Stick to center point only, shoot wider and crop in post for composition. Exactly the reason I left said AF system. :


----------



## Skirball (Oct 15, 2013)

*Re: 6D af tracking: experiences & usage cases (no fanbois or "just get a 5d3")*



Marsu42 said:


> My short experience indicates that when not tracking an elephant running towards you the 6d does a bad job choosing the af points and for some weird reason tends to ignore the good center point.





That problem I find is that although the AF points are able to lock onto an elephant running towards me, the polycarbonate and aluminum elements of the frame just aren't strong enough to protect the SD card for retrieval later.


----------



## BozillaNZ (Oct 16, 2013)

*Re: 6D af tracking: experiences & usage cases (no fanbois or "just get a 5d3")*

I bought a crappy Honda because I knew what I was getting and what for, now just tell me how can I drive this babe at 200MPH. Just tell me. I floored the gas pedal and it still struggles at 80MPH, what's wrong with it?
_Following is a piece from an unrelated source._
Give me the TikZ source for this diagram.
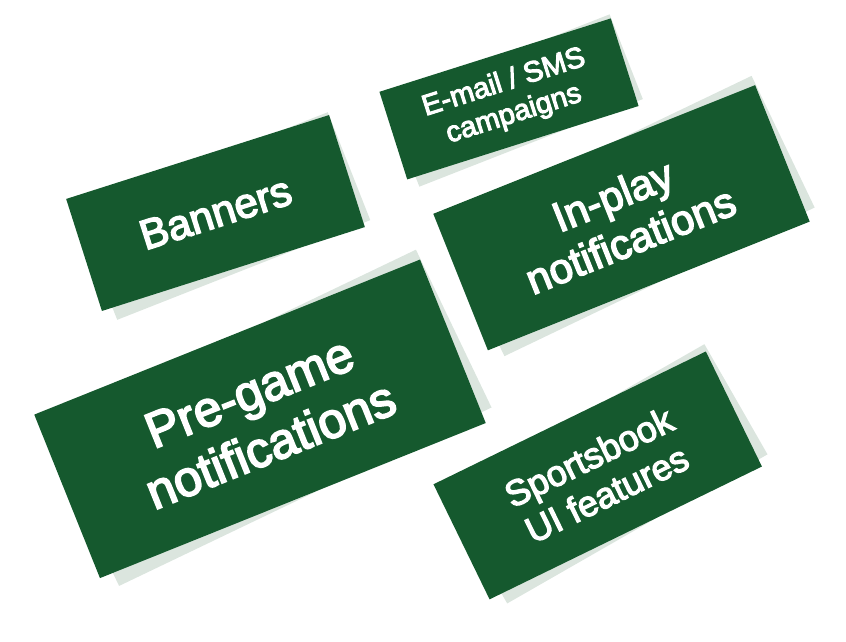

I don't want to hear anything like "just buy a Porsche".


----------



## chilledXpress (Oct 16, 2013)

*Re: 6D af tracking: experiences & usage cases (no fanbois or "just get a 5d3")*



Marsu42 said:


> So I've at last bought a 6d and am fine with it because I knew what I was getting and what for. Still...



So, you knew what you were getting into and are fine with it... sounds like you should know the answer already.


----------



## Marsu42 (Oct 16, 2013)

*Re: 6D af tracking: experiences & usage cases (no fanbois or "just get a 5d3")*



chilledXpress said:


> Marsu42 said:
> 
> 
> > So I've at last bought a 6d and am fine with it because I knew what I was getting and what for.
> ...



Of course I know that the af system won't be come a 5d3, but I suspect I could do better with tweaked settings or technique ... tracking is an optional extra for me, if it won't become better I'm ok with it, as long as I know it's the camera's fault and not mine. It's not like I wouldn't get nice tracking shots out of it, because at least iso3200 is usable unlike on crop.

I hope *some actual 6d users *might share their insight, since unfortunately until now it's been more of "I'm able to buy a 5d3 and am proud of it" posts which aren't helpful for the actual case.


----------



## AmbientLight (Oct 16, 2013)

Marsu42 said:


> I hope *some actual 6d users *might share their insight, since unfortunately until now it's been more of "I'm able to buy a 5d3 and am proud of it" posts which aren't helpful for the actual case.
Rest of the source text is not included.